-- start Data provided --

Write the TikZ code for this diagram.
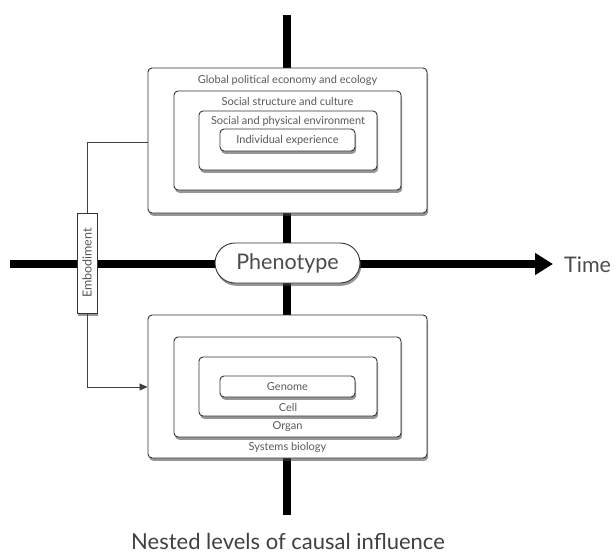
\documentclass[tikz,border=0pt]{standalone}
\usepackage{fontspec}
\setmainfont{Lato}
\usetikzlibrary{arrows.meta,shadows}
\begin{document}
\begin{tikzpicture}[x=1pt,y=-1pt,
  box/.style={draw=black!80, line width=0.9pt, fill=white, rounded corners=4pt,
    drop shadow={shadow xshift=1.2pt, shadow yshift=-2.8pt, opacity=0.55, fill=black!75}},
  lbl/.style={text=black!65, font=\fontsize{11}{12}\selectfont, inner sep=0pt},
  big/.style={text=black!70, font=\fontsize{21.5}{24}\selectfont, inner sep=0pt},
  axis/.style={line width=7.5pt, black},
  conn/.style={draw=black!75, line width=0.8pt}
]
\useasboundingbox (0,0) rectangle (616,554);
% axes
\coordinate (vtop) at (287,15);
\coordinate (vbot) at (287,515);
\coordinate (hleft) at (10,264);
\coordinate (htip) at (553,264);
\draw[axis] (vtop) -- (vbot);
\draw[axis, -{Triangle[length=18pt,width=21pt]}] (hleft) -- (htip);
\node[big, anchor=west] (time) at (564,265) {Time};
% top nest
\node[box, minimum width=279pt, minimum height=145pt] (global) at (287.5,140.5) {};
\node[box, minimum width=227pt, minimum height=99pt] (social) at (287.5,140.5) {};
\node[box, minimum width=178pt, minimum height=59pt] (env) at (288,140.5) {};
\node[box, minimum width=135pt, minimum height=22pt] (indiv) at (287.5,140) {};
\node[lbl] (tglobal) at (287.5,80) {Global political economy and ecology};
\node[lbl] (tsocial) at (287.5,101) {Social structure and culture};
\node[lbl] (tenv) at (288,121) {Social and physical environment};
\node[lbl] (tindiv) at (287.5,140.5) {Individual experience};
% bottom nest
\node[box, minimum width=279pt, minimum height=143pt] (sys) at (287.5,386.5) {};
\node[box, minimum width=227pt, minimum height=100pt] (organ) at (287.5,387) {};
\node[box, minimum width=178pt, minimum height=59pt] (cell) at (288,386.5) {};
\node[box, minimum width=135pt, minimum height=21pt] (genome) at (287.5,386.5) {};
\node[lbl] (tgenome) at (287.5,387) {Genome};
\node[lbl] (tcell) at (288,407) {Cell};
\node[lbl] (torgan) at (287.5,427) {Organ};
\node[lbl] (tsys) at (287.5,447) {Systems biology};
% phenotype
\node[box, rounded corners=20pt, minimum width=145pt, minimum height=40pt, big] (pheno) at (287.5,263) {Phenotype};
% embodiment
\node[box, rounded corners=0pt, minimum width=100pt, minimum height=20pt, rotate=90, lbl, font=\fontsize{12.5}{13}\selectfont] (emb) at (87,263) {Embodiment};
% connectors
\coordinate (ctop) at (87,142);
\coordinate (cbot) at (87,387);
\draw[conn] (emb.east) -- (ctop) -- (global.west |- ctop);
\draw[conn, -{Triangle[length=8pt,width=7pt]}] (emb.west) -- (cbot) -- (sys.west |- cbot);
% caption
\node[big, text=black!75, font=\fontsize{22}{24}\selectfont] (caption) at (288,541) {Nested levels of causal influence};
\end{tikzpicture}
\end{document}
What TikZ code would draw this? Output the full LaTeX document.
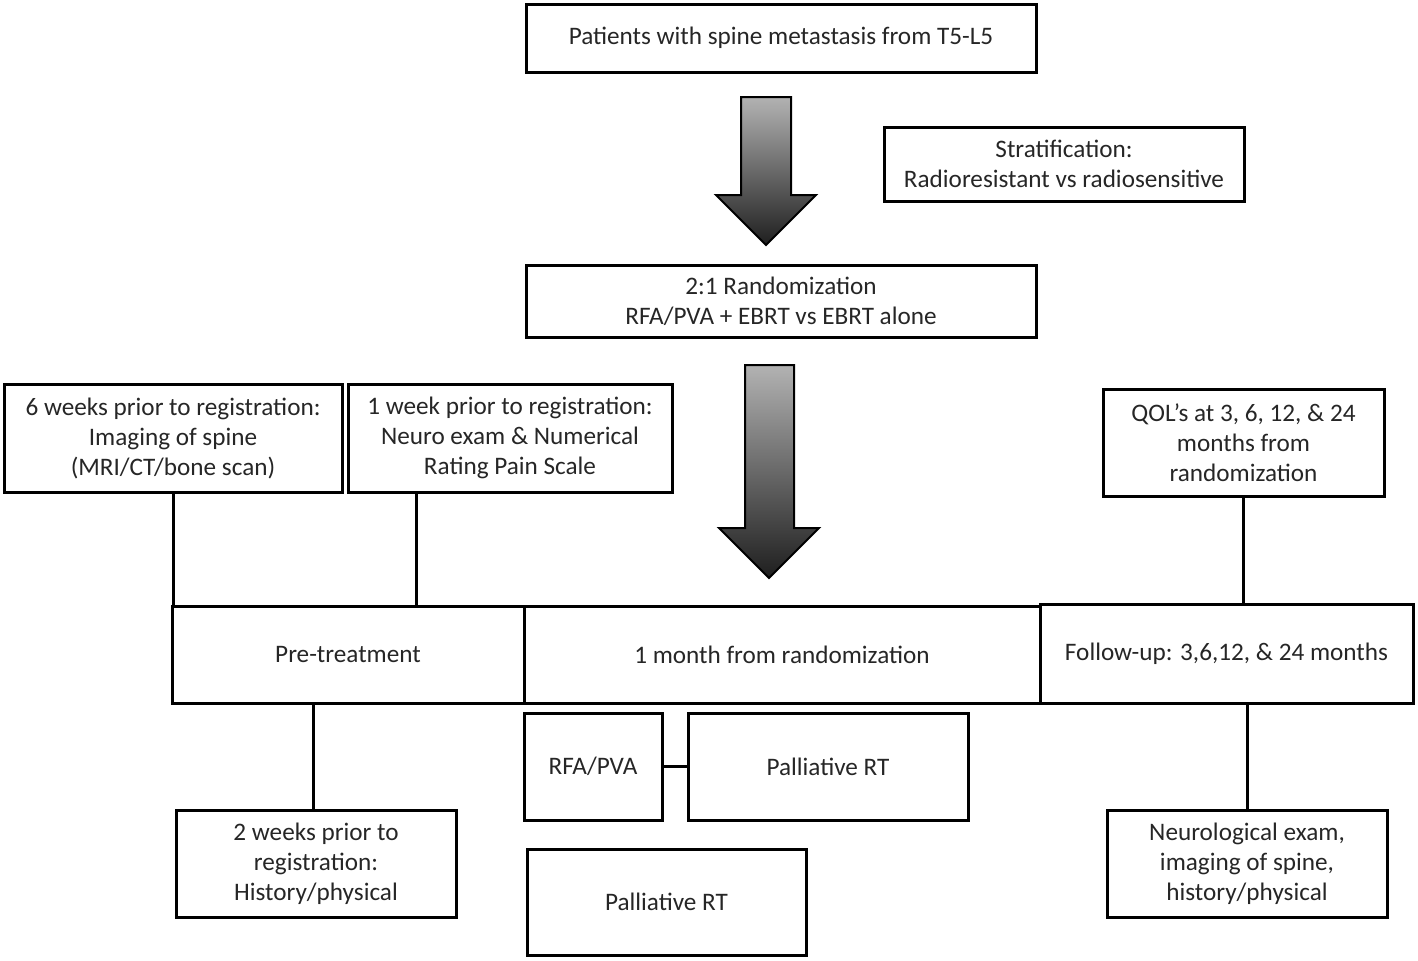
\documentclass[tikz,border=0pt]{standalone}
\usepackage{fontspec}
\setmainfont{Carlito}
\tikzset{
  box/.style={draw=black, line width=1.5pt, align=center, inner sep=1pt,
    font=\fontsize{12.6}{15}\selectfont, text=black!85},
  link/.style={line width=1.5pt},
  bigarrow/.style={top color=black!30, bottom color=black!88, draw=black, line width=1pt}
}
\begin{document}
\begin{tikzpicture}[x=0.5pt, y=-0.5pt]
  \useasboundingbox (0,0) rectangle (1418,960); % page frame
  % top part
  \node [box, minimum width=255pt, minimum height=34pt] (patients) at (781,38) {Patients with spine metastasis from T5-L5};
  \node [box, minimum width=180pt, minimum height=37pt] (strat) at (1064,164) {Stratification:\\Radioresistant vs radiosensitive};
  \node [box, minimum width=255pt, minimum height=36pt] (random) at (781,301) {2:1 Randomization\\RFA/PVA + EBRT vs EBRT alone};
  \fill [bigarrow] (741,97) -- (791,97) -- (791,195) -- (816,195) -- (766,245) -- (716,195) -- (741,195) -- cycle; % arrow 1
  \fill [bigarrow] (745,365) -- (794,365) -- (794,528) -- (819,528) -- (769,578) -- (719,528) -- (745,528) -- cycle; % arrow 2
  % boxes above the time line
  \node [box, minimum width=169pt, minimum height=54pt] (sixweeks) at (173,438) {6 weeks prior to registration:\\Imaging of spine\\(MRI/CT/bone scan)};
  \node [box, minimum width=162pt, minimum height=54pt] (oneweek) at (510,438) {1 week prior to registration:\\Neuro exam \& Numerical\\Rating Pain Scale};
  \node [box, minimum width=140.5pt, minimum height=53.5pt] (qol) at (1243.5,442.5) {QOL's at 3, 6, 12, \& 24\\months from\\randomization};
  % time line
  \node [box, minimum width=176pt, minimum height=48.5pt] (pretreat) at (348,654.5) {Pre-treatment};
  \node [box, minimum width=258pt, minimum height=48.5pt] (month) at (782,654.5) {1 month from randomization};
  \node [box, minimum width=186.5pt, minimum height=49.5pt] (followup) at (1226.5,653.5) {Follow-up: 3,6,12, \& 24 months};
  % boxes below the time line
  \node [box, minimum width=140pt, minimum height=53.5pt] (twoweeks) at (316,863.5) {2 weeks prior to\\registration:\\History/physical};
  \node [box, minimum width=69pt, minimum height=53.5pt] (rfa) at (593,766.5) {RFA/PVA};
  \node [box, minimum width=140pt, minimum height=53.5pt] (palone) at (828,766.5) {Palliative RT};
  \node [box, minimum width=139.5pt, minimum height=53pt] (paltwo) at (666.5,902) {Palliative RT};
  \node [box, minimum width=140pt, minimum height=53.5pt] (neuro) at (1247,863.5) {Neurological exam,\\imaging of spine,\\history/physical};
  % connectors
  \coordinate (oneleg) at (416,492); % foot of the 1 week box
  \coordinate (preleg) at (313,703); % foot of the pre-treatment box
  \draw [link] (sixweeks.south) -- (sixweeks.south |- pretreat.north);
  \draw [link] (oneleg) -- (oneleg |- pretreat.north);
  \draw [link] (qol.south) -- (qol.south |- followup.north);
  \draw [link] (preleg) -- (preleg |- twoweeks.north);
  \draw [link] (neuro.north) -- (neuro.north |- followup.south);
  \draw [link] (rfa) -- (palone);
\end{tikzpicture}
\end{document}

-- end Data provided --

> What to produce: Omit the pictures and output all of the other material exactly.

> The completed task:
Write the TikZ code for this diagram.
\documentclass[tikz,border=0pt]{standalone}
\usepackage{fontspec}
\setmainfont{Lato}
\usetikzlibrary{arrows.meta,shadows}
\begin{document}
\begin{tikzpicture}[x=1pt,y=-1pt,
  box/.style={draw=black!80, line width=0.9pt, fill=white, rounded corners=4pt,
    drop shadow={shadow xshift=1.2pt, shadow yshift=-2.8pt, opacity=0.55, fill=black!75}},
  lbl/.style={text=black!65, font=\fontsize{11}{12}\selectfont, inner sep=0pt},
  big/.style={text=black!70, font=\fontsize{21.5}{24}\selectfont, inner sep=0pt},
  axis/.style={line width=7.5pt, black},
  conn/.style={draw=black!75, line width=0.8pt}
]
\useasboundingbox (0,0) rectangle (616,554);
% axes
\coordinate (vtop) at (287,15);
\coordinate (vbot) at (287,515);
\coordinate (hleft) at (10,264);
\coordinate (htip) at (553,264);
\draw[axis] (vtop) -- (vbot);
\draw[axis, -{Triangle[length=18pt,width=21pt]}] (hleft) -- (htip);
\node[big, anchor=west] (time) at (564,265) {Time};
% top nest
\node[box, minimum width=279pt, minimum height=145pt] (global) at (287.5,140.5) {};
\node[box, minimum width=227pt, minimum height=99pt] (social) at (287.5,140.5) {};
\node[box, minimum width=178pt, minimum height=59pt] (env) at (288,140.5) {};
\node[box, minimum width=135pt, minimum height=22pt] (indiv) at (287.5,140) {};
\node[lbl] (tglobal) at (287.5,80) {Global political economy and ecology};
\node[lbl] (tsocial) at (287.5,101) {Social structure and culture};
\node[lbl] (tenv) at (288,121) {Social and physical environment};
\node[lbl] (tindiv) at (287.5,140.5) {Individual experience};
% bottom nest
\node[box, minimum width=279pt, minimum height=143pt] (sys) at (287.5,386.5) {};
\node[box, minimum width=227pt, minimum height=100pt] (organ) at (287.5,387) {};
\node[box, minimum width=178pt, minimum height=59pt] (cell) at (288,386.5) {};
\node[box, minimum width=135pt, minimum height=21pt] (genome) at (287.5,386.5) {};
\node[lbl] (tgenome) at (287.5,387) {Genome};
\node[lbl] (tcell) at (288,407) {Cell};
\node[lbl] (torgan) at (287.5,427) {Organ};
\node[lbl] (tsys) at (287.5,447) {Systems biology};
% phenotype
\node[box, rounded corners=20pt, minimum width=145pt, minimum height=40pt, big] (pheno) at (287.5,263) {Phenotype};
% embodiment
\node[box, rounded corners=0pt, minimum width=100pt, minimum height=20pt, rotate=90, lbl, font=\fontsize{12.5}{13}\selectfont] (emb) at (87,263) {Embodiment};
% connectors
\coordinate (ctop) at (87,142);
\coordinate (cbot) at (87,387);
\draw[conn] (emb.east) -- (ctop) -- (global.west |- ctop);
\draw[conn, -{Triangle[length=8pt,width=7pt]}] (emb.west) -- (cbot) -- (sys.west |- cbot);
% caption
\node[big, text=black!75, font=\fontsize{22}{24}\selectfont] (caption) at (288,541) {Nested levels of causal influence};
\end{tikzpicture}
\end{document}
What TikZ code would draw this? Output the full LaTeX document.
\documentclass[tikz,border=0pt]{standalone}
\usepackage{fontspec}
\setmainfont{Carlito}
\tikzset{
  box/.style={draw=black, line width=1.5pt, align=center, inner sep=1pt,
    font=\fontsize{12.6}{15}\selectfont, text=black!85},
  link/.style={line width=1.5pt},
  bigarrow/.style={top color=black!30, bottom color=black!88, draw=black, line width=1pt}
}
\begin{document}
\begin{tikzpicture}[x=0.5pt, y=-0.5pt]
  \useasboundingbox (0,0) rectangle (1418,960); % page frame
  % top part
  \node [box, minimum width=255pt, minimum height=34pt] (patients) at (781,38) {Patients with spine metastasis from T5-L5};
  \node [box, minimum width=180pt, minimum height=37pt] (strat) at (1064,164) {Stratification:\\Radioresistant vs radiosensitive};
  \node [box, minimum width=255pt, minimum height=36pt] (random) at (781,301) {2:1 Randomization\\RFA/PVA + EBRT vs EBRT alone};
  \fill [bigarrow] (741,97) -- (791,97) -- (791,195) -- (816,195) -- (766,245) -- (716,195) -- (741,195) -- cycle; % arrow 1
  \fill [bigarrow] (745,365) -- (794,365) -- (794,528) -- (819,528) -- (769,578) -- (719,528) -- (745,528) -- cycle; % arrow 2
  % boxes above the time line
  \node [box, minimum width=169pt, minimum height=54pt] (sixweeks) at (173,438) {6 weeks prior to registration:\\Imaging of spine\\(MRI/CT/bone scan)};
  \node [box, minimum width=162pt, minimum height=54pt] (oneweek) at (510,438) {1 week prior to registration:\\Neuro exam \& Numerical\\Rating Pain Scale};
  \node [box, minimum width=140.5pt, minimum height=53.5pt] (qol) at (1243.5,442.5) {QOL's at 3, 6, 12, \& 24\\months from\\randomization};
  % time line
  \node [box, minimum width=176pt, minimum height=48.5pt] (pretreat) at (348,654.5) {Pre-treatment};
  \node [box, minimum width=258pt, minimum height=48.5pt] (month) at (782,654.5) {1 month from randomization};
  \node [box, minimum width=186.5pt, minimum height=49.5pt] (followup) at (1226.5,653.5) {Follow-up: 3,6,12, \& 24 months};
  % boxes below the time line
  \node [box, minimum width=140pt, minimum height=53.5pt] (twoweeks) at (316,863.5) {2 weeks prior to\\registration:\\History/physical};
  \node [box, minimum width=69pt, minimum height=53.5pt] (rfa) at (593,766.5) {RFA/PVA};
  \node [box, minimum width=140pt, minimum height=53.5pt] (palone) at (828,766.5) {Palliative RT};
  \node [box, minimum width=139.5pt, minimum height=53pt] (paltwo) at (666.5,902) {Palliative RT};
  \node [box, minimum width=140pt, minimum height=53.5pt] (neuro) at (1247,863.5) {Neurological exam,\\imaging of spine,\\history/physical};
  % connectors
  \coordinate (oneleg) at (416,492); % foot of the 1 week box
  \coordinate (preleg) at (313,703); % foot of the pre-treatment box
  \draw [link] (sixweeks.south) -- (sixweeks.south |- pretreat.north);
  \draw [link] (oneleg) -- (oneleg |- pretreat.north);
  \draw [link] (qol.south) -- (qol.south |- followup.north);
  \draw [link] (preleg) -- (preleg |- twoweeks.north);
  \draw [link] (neuro.north) -- (neuro.north |- followup.south);
  \draw [link] (rfa) -- (palone);
\end{tikzpicture}
\end{document}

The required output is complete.